● SUPPLIED INFORMATION
☆ ☆ ☆ ☆
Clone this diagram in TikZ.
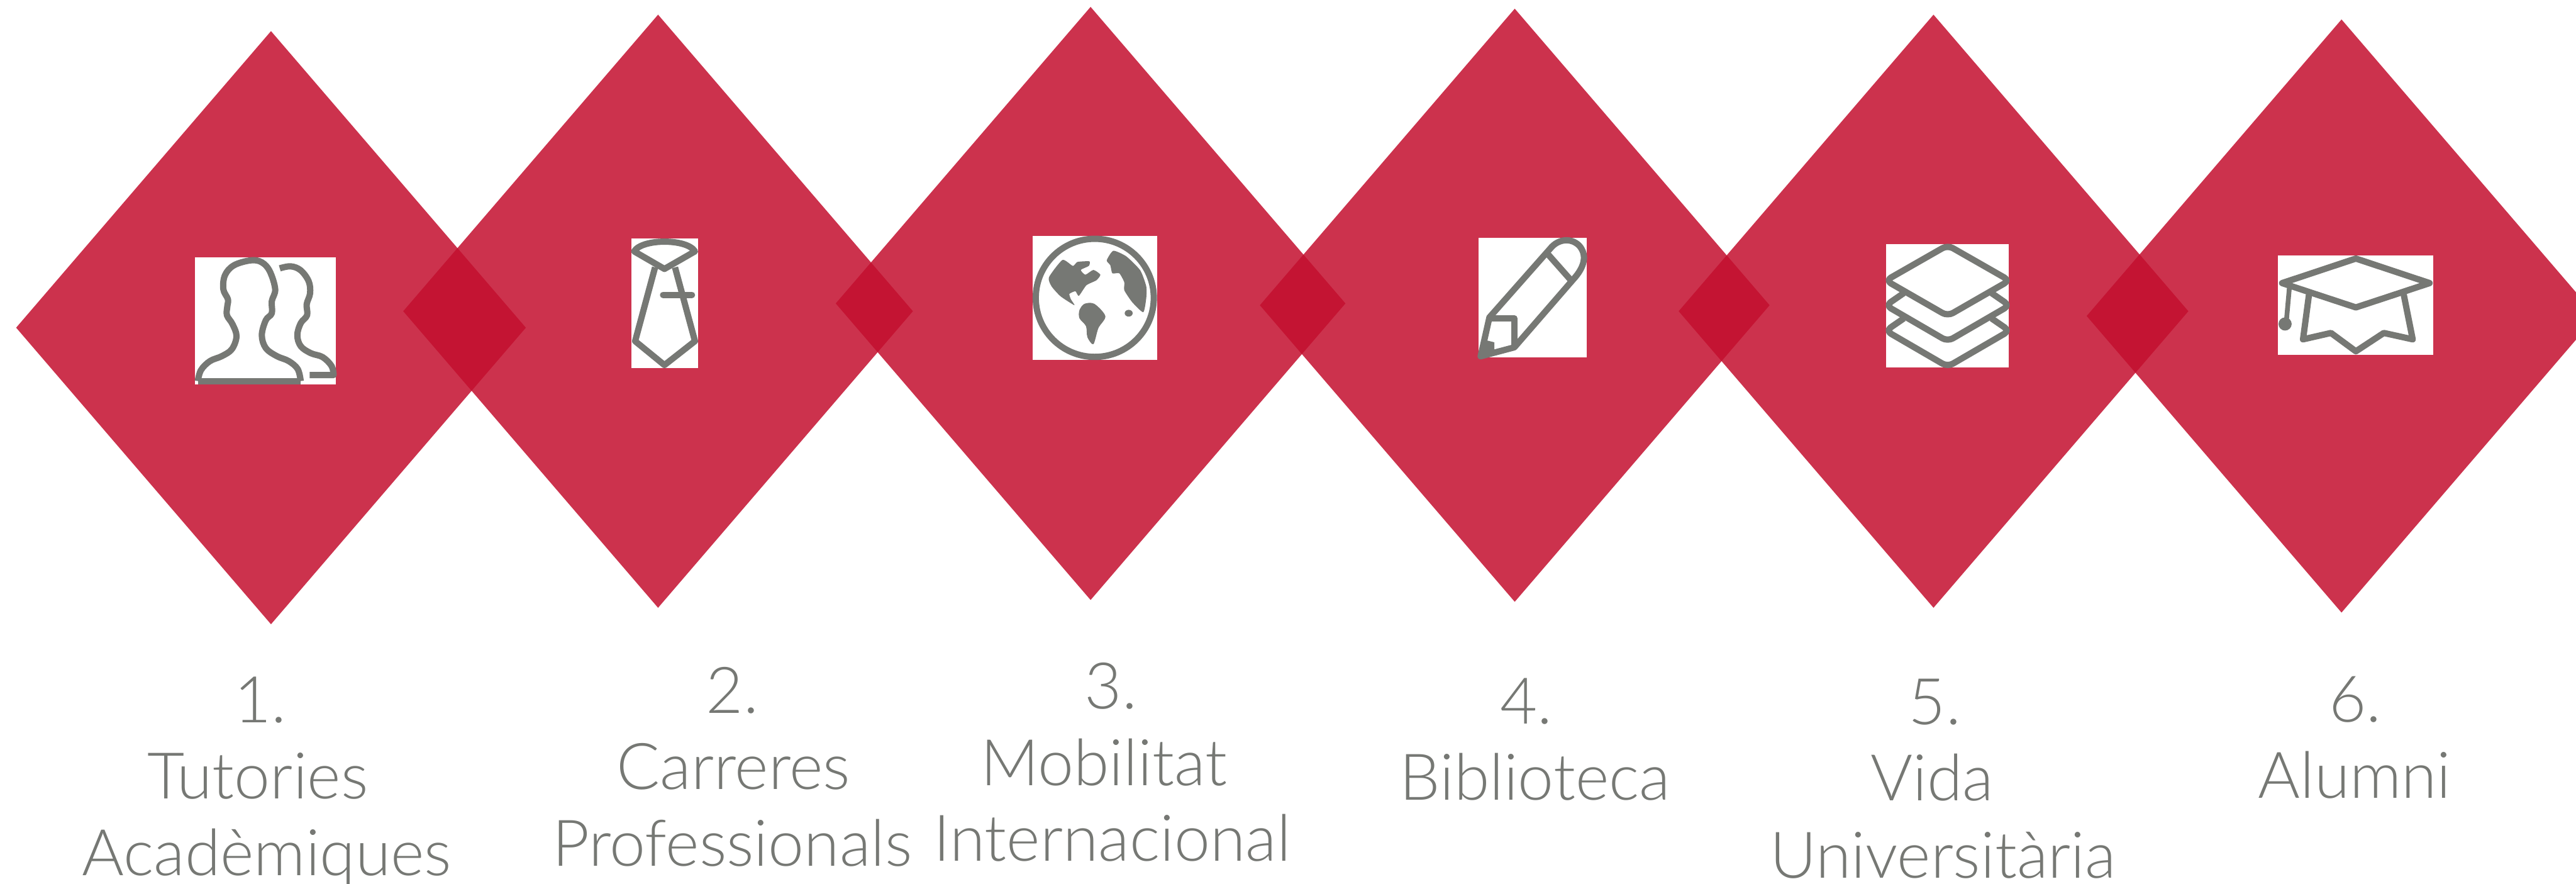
\documentclass[tikz,border=0pt]{standalone}
\usepackage{fontspec}
\setmainfont{Lato Light}
\usetikzlibrary{shapes.geometric}
\definecolor{rhombred}{RGB}{195,14,46}
\definecolor{icongray}{RGB}{118,120,116}
\tikzset{
  rhomb/.style={diamond,fill=rhombred,fill opacity=0.85,inner sep=0pt,outer sep=0pt,minimum width=852pt,minimum height=991pt},
  iconbox/.style={rectangle,fill=white,inner sep=0pt,outer sep=0pt},
  icon/.style={draw=icongray,line width=10.5pt,line join=round},
  caption/.style={anchor=base,inner sep=0pt,text=icongray,font=\fontsize{107.5}{128}\selectfont}
}

\begin{document}
\begin{tikzpicture}[x=1pt,y=-1pt]
\useasboundingbox (0,0) rectangle (4306,1477);

\foreach \name/\x/\y in {tutories/453/547.5,carreres/1100/520,mobilitat/1823/507,biblioteca/2532/510,vida/3232/520,alumni/3914/528}
  \node (\name) [rhomb] at (\x,\y) {};

\node (boxtutories) [iconbox,minimum width=235pt,minimum height=212pt] at (443.5,536) {};
\node (boxcarreres) [iconbox,minimum width=112pt,minimum height=217pt] at (1111,506.5) {};
\node (boxmobilitat) [iconbox,minimum width=208pt,minimum height=207pt] at (1830,497.5) {};
\node (boxbiblioteca) [iconbox,minimum width=180pt,minimum height=200pt] at (2562,497) {};
\node (boxvida) [iconbox,minimum width=205pt,minimum height=206pt] at (3255.5,511) {};
\node (boxalumni) [iconbox,minimum width=259pt,minimum height=166pt] at (3937.5,510) {};

% people
\begin{scope}[shift={(316,420)},scale=1/3]
\draw[icon] plot[smooth,tension=0.6] coordinates {(44,650) (60,595) (105,550) (165,525) (215,490) (238,425) (218,365) (190,320) (192,275) (195,240) (172,190) (180,120) (225,70) (310,45) (365,55) (405,100) (432,190) (415,250) (415,310) (385,345) (365,420) (385,485) (440,525) (500,550) (545,590) (560,650)};
\draw[icon] (44,652) -- (560,652);
\draw[icon] plot[smooth,tension=0.6] coordinates {(455,85) (510,75) (560,95) (600,150) (607,210) (590,265) (592,320) (560,360) (543,420) (560,475) (610,510) (670,530) (715,575) (725,620)} -- (605,620);
\end{scope}

% tie
\begin{scope}[shift={(1040,390)},scale=1/3]
\draw[icon] (60,90) .. controls (100,25) and (325,25) .. (365,90) -- (212,178) -- cycle;
\draw[icon] (165,170) -- (65,540) -- (212,660) -- (365,540) -- (265,170);
\draw[icon,line cap=round] (205,308) -- (350,308);
\end{scope}

% globe
\begin{scope}[shift={(1716,385)},scale=1/3]
\draw[icon] (342,338) circle (296);
\fill[icongray] plot[smooth cycle,tension=0.35] coordinates {(180,148) (232,178) (255,158) (315,155) (312,178) (272,198) (295,222) (335,198) (370,222) (350,250) (300,275) (262,328) (245,305) (215,318) (222,345) (240,375) (170,330) (125,280) (112,235)};
\fill[icongray] plot[smooth cycle,tension=0.5] coordinates {(265,400) (290,368) (340,368) (395,430) (360,490) (335,570) (305,535) (298,480) (265,440)};
\fill[icongray] plot[smooth cycle,tension=0.35] coordinates {(435,102) (500,130) (570,200) (600,280) (600,340) (585,410) (530,360) (490,300) (490,260) (465,215) (430,215) (420,175) (402,150)};
\fill[icongray] (512,415) ellipse (20 and 17);
\end{scope}

% pencil
\begin{scope}[shift={(2463,387)},scale=1/3]
\draw[icon] (80,430) -- (385,85) .. controls (425,35) and (490,30) .. (530,70) .. controls (570,115) and (560,175) .. (500,240) -- (205,580) -- (36,625) -- cycle;
\draw[icon] (375,115) -- (490,245);
\draw[icon] (80,435) -- (205,435) -- (205,580);
\fill[icongray] (30,632) -- (65,545) -- (105,555) -- (105,595) -- cycle;
\end{scope}

% layers
\begin{scope}[shift={(3144,398)},scale=1/3]
\draw[icon,rounded corners=10pt] (335,35) -- (645,212) -- (335,390) -- (25,212) -- cycle;
\draw[icon,rounded corners=10pt] (115,275) -- (25,337) -- (335,517) -- (645,337) -- (555,275);
\draw[icon,rounded corners=10pt] (115,402) -- (25,464) -- (335,644) -- (645,464) -- (555,402);
\end{scope}

% cap
\begin{scope}[shift={(3798,417)},scale=1/3]
\draw[icon] (420,45) -- (790,168) -- (420,290) -- (50,168) -- cycle;
\draw[icon,line width=8pt] (88,175) -- (70,375);
\fill[icongray] (65,373) circle (33);
\draw[icon] (185,225) -- (155,450) -- (295,418) -- (420,510) -- (560,418) -- (705,450) -- (660,225);
\end{scope}

\foreach \name/\x/\y/\txt in {
  numa/435/1207/1.,lina/431/1335/Tutories,linb/446/1463/Acadèmiques,
  numb/1224/1192/2.,linc/1226/1319/Carreres,lind/1224/1447/Professionals,
  numc/1857/1184/3.,line/1845/1312/Mobilitat,linf/1859/1439/Internacional,
  numd/2551/1209/4.,ling/2566/1337/Biblioteca,
  nume/3234/1210/5.,linh/3230/1338/Vida,lini/3248/1467/Universitària,
  numf/3937/1206/6.,linj/3936/1334/Alumni}
  \node (\name) [caption] at (\x,\y) {\txt};
\end{tikzpicture}
\end{document}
☆ ☆ ☆ ☆
● INSTRUCTIONS TO FOLLOW
Repeat the full listing above exactly, with no pictures in the copy.

● WRITTEN REPLY
Clone this diagram in TikZ.
\documentclass[tikz,border=0pt]{standalone}
\usepackage{fontspec}
\setmainfont{Lato Light}
\usetikzlibrary{shapes.geometric}
\definecolor{rhombred}{RGB}{195,14,46}
\definecolor{icongray}{RGB}{118,120,116}
\tikzset{
  rhomb/.style={diamond,fill=rhombred,fill opacity=0.85,inner sep=0pt,outer sep=0pt,minimum width=852pt,minimum height=991pt},
  iconbox/.style={rectangle,fill=white,inner sep=0pt,outer sep=0pt},
  icon/.style={draw=icongray,line width=10.5pt,line join=round},
  caption/.style={anchor=base,inner sep=0pt,text=icongray,font=\fontsize{107.5}{128}\selectfont}
}

\begin{document}
\begin{tikzpicture}[x=1pt,y=-1pt]
\useasboundingbox (0,0) rectangle (4306,1477);

\foreach \name/\x/\y in {tutories/453/547.5,carreres/1100/520,mobilitat/1823/507,biblioteca/2532/510,vida/3232/520,alumni/3914/528}
  \node (\name) [rhomb] at (\x,\y) {};

\node (boxtutories) [iconbox,minimum width=235pt,minimum height=212pt] at (443.5,536) {};
\node (boxcarreres) [iconbox,minimum width=112pt,minimum height=217pt] at (1111,506.5) {};
\node (boxmobilitat) [iconbox,minimum width=208pt,minimum height=207pt] at (1830,497.5) {};
\node (boxbiblioteca) [iconbox,minimum width=180pt,minimum height=200pt] at (2562,497) {};
\node (boxvida) [iconbox,minimum width=205pt,minimum height=206pt] at (3255.5,511) {};
\node (boxalumni) [iconbox,minimum width=259pt,minimum height=166pt] at (3937.5,510) {};

% people
\begin{scope}[shift={(316,420)},scale=1/3]
\draw[icon] plot[smooth,tension=0.6] coordinates {(44,650) (60,595) (105,550) (165,525) (215,490) (238,425) (218,365) (190,320) (192,275) (195,240) (172,190) (180,120) (225,70) (310,45) (365,55) (405,100) (432,190) (415,250) (415,310) (385,345) (365,420) (385,485) (440,525) (500,550) (545,590) (560,650)};
\draw[icon] (44,652) -- (560,652);
\draw[icon] plot[smooth,tension=0.6] coordinates {(455,85) (510,75) (560,95) (600,150) (607,210) (590,265) (592,320) (560,360) (543,420) (560,475) (610,510) (670,530) (715,575) (725,620)} -- (605,620);
\end{scope}

% tie
\begin{scope}[shift={(1040,390)},scale=1/3]
\draw[icon] (60,90) .. controls (100,25) and (325,25) .. (365,90) -- (212,178) -- cycle;
\draw[icon] (165,170) -- (65,540) -- (212,660) -- (365,540) -- (265,170);
\draw[icon,line cap=round] (205,308) -- (350,308);
\end{scope}

% globe
\begin{scope}[shift={(1716,385)},scale=1/3]
\draw[icon] (342,338) circle (296);
\fill[icongray] plot[smooth cycle,tension=0.35] coordinates {(180,148) (232,178) (255,158) (315,155) (312,178) (272,198) (295,222) (335,198) (370,222) (350,250) (300,275) (262,328) (245,305) (215,318) (222,345) (240,375) (170,330) (125,280) (112,235)};
\fill[icongray] plot[smooth cycle,tension=0.5] coordinates {(265,400) (290,368) (340,368) (395,430) (360,490) (335,570) (305,535) (298,480) (265,440)};
\fill[icongray] plot[smooth cycle,tension=0.35] coordinates {(435,102) (500,130) (570,200) (600,280) (600,340) (585,410) (530,360) (490,300) (490,260) (465,215) (430,215) (420,175) (402,150)};
\fill[icongray] (512,415) ellipse (20 and 17);
\end{scope}

% pencil
\begin{scope}[shift={(2463,387)},scale=1/3]
\draw[icon] (80,430) -- (385,85) .. controls (425,35) and (490,30) .. (530,70) .. controls (570,115) and (560,175) .. (500,240) -- (205,580) -- (36,625) -- cycle;
\draw[icon] (375,115) -- (490,245);
\draw[icon] (80,435) -- (205,435) -- (205,580);
\fill[icongray] (30,632) -- (65,545) -- (105,555) -- (105,595) -- cycle;
\end{scope}

% layers
\begin{scope}[shift={(3144,398)},scale=1/3]
\draw[icon,rounded corners=10pt] (335,35) -- (645,212) -- (335,390) -- (25,212) -- cycle;
\draw[icon,rounded corners=10pt] (115,275) -- (25,337) -- (335,517) -- (645,337) -- (555,275);
\draw[icon,rounded corners=10pt] (115,402) -- (25,464) -- (335,644) -- (645,464) -- (555,402);
\end{scope}

% cap
\begin{scope}[shift={(3798,417)},scale=1/3]
\draw[icon] (420,45) -- (790,168) -- (420,290) -- (50,168) -- cycle;
\draw[icon,line width=8pt] (88,175) -- (70,375);
\fill[icongray] (65,373) circle (33);
\draw[icon] (185,225) -- (155,450) -- (295,418) -- (420,510) -- (560,418) -- (705,450) -- (660,225);
\end{scope}

\foreach \name/\x/\y/\txt in {
  numa/435/1207/1.,lina/431/1335/Tutories,linb/446/1463/Acadèmiques,
  numb/1224/1192/2.,linc/1226/1319/Carreres,lind/1224/1447/Professionals,
  numc/1857/1184/3.,line/1845/1312/Mobilitat,linf/1859/1439/Internacional,
  numd/2551/1209/4.,ling/2566/1337/Biblioteca,
  nume/3234/1210/5.,linh/3230/1338/Vida,lini/3248/1467/Universitària,
  numf/3937/1206/6.,linj/3936/1334/Alumni}
  \node (\name) [caption] at (\x,\y) {\txt};
\end{tikzpicture}
\end{document}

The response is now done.